━━ Source material
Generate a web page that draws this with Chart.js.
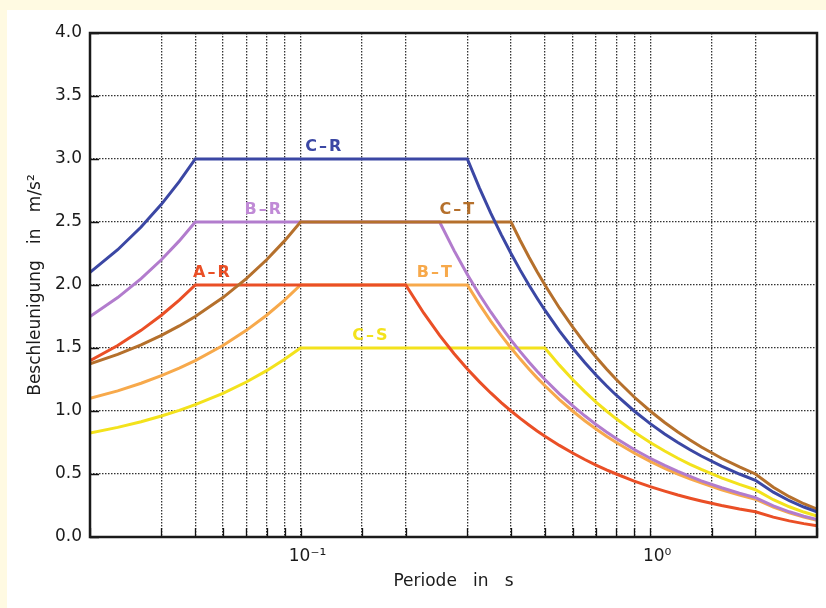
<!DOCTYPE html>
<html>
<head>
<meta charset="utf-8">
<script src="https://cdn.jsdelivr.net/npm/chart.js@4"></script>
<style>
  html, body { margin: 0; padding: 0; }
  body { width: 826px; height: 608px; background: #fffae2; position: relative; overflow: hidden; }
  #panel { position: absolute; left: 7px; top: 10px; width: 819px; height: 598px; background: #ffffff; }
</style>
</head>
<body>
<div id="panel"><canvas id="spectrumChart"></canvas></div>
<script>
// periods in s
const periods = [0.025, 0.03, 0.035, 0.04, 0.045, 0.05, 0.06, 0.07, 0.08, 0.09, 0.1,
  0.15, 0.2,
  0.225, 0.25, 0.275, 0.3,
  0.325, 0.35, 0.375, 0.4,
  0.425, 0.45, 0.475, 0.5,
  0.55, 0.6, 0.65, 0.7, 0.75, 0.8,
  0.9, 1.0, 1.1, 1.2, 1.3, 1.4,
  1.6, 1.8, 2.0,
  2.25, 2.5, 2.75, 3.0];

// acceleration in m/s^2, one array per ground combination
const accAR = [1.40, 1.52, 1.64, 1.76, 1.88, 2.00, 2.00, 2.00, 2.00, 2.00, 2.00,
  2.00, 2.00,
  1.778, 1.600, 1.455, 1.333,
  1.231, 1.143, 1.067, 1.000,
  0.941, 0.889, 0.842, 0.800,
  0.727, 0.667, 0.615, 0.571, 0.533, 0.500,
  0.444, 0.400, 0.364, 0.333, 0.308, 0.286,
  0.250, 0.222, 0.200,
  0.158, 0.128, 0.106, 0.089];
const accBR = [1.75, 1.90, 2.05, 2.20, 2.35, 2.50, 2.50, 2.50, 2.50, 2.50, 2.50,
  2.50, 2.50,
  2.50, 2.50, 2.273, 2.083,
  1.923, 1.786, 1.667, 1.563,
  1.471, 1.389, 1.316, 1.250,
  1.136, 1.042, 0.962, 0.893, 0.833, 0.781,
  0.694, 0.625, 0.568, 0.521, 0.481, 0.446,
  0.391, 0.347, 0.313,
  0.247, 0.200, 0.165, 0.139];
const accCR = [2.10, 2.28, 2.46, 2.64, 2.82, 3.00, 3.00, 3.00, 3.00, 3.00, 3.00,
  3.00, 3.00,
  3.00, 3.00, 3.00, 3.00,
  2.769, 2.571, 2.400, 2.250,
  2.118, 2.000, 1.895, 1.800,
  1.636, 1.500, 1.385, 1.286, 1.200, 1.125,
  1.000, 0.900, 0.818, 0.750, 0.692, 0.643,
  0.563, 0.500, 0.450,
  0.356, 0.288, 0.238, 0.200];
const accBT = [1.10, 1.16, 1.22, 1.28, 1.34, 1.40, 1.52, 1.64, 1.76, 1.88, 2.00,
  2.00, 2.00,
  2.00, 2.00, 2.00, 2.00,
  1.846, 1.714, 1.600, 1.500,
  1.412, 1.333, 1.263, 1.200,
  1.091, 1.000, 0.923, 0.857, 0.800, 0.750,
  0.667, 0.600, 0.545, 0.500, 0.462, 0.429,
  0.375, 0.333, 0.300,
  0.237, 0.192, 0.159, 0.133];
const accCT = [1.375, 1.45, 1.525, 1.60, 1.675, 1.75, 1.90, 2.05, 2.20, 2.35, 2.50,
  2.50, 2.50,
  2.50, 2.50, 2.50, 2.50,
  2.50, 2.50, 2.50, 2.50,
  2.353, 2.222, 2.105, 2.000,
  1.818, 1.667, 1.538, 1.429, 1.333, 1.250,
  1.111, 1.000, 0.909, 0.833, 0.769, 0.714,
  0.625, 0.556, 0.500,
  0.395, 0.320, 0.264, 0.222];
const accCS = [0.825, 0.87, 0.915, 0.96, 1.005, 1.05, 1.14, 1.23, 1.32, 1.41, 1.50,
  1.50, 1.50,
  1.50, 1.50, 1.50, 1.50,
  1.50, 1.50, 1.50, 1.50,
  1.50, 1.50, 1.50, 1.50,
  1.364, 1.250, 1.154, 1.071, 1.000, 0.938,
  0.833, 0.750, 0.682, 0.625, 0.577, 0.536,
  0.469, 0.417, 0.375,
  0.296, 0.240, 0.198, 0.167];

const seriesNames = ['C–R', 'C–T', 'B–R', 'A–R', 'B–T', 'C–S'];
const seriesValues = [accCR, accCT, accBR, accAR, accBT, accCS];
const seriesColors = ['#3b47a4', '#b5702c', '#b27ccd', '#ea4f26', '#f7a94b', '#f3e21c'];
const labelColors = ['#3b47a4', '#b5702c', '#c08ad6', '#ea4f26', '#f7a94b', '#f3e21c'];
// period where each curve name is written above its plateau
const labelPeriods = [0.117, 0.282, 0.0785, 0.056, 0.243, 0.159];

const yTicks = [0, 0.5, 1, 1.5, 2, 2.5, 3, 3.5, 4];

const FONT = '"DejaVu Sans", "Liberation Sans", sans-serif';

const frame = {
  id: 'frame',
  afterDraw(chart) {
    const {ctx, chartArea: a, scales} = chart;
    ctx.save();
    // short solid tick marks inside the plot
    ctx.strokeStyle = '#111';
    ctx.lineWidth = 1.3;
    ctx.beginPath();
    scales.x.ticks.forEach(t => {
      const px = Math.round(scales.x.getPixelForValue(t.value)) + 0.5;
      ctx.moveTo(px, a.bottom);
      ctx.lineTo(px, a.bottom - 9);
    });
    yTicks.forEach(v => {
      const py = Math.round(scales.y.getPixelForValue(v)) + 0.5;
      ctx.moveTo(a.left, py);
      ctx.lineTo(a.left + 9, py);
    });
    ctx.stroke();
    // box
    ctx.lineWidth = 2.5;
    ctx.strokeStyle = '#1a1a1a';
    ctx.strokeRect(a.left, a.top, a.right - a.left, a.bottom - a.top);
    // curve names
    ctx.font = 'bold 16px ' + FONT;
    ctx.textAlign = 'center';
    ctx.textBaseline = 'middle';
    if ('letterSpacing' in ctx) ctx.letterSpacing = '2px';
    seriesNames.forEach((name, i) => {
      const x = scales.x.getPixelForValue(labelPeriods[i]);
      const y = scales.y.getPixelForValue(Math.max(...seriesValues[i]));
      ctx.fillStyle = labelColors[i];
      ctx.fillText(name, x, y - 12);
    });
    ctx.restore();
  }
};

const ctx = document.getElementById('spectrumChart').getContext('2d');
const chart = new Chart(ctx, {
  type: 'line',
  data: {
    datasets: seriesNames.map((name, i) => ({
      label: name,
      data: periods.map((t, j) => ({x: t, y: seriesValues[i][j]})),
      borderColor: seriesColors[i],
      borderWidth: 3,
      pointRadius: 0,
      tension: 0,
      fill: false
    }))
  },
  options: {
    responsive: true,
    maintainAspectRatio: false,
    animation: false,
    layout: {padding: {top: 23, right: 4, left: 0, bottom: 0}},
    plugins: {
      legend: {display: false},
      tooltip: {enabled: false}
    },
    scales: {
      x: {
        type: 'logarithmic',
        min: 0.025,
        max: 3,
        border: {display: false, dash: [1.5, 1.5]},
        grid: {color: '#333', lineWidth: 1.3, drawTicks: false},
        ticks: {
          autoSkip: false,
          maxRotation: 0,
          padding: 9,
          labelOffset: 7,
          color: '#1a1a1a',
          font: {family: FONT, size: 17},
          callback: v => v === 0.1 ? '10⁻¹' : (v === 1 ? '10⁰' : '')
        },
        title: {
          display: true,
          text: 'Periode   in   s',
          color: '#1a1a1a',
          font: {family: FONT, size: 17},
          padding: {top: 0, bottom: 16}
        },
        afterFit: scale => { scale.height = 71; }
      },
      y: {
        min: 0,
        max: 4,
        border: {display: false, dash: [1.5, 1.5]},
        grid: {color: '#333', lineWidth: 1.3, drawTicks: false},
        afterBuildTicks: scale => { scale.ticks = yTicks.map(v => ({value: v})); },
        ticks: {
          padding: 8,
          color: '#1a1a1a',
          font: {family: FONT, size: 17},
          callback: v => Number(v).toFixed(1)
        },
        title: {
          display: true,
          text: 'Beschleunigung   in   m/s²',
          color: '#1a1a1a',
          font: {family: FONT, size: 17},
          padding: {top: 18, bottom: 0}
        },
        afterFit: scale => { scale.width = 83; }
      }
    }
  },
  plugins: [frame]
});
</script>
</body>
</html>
━━━━
Objective — Take the lines from the start of the material to the line with "2.25, 2.5, 2.75, 3.0];", both included, and transcribe them exactly without the pictures.

Solution —
Generate a web page that draws this with Chart.js.
<!DOCTYPE html>
<html>
<head>
<meta charset="utf-8">
<script src="https://cdn.jsdelivr.net/npm/chart.js@4"></script>
<style>
  html, body { margin: 0; padding: 0; }
  body { width: 826px; height: 608px; background: #fffae2; position: relative; overflow: hidden; }
  #panel { position: absolute; left: 7px; top: 10px; width: 819px; height: 598px; background: #ffffff; }
</style>
</head>
<body>
<div id="panel"><canvas id="spectrumChart"></canvas></div>
<script>
// periods in s
const periods = [0.025, 0.03, 0.035, 0.04, 0.045, 0.05, 0.06, 0.07, 0.08, 0.09, 0.1,
  0.15, 0.2,
  0.225, 0.25, 0.275, 0.3,
  0.325, 0.35, 0.375, 0.4,
  0.425, 0.45, 0.475, 0.5,
  0.55, 0.6, 0.65, 0.7, 0.75, 0.8,
  0.9, 1.0, 1.1, 1.2, 1.3, 1.4,
  1.6, 1.8, 2.0,
  2.25, 2.5, 2.75, 3.0];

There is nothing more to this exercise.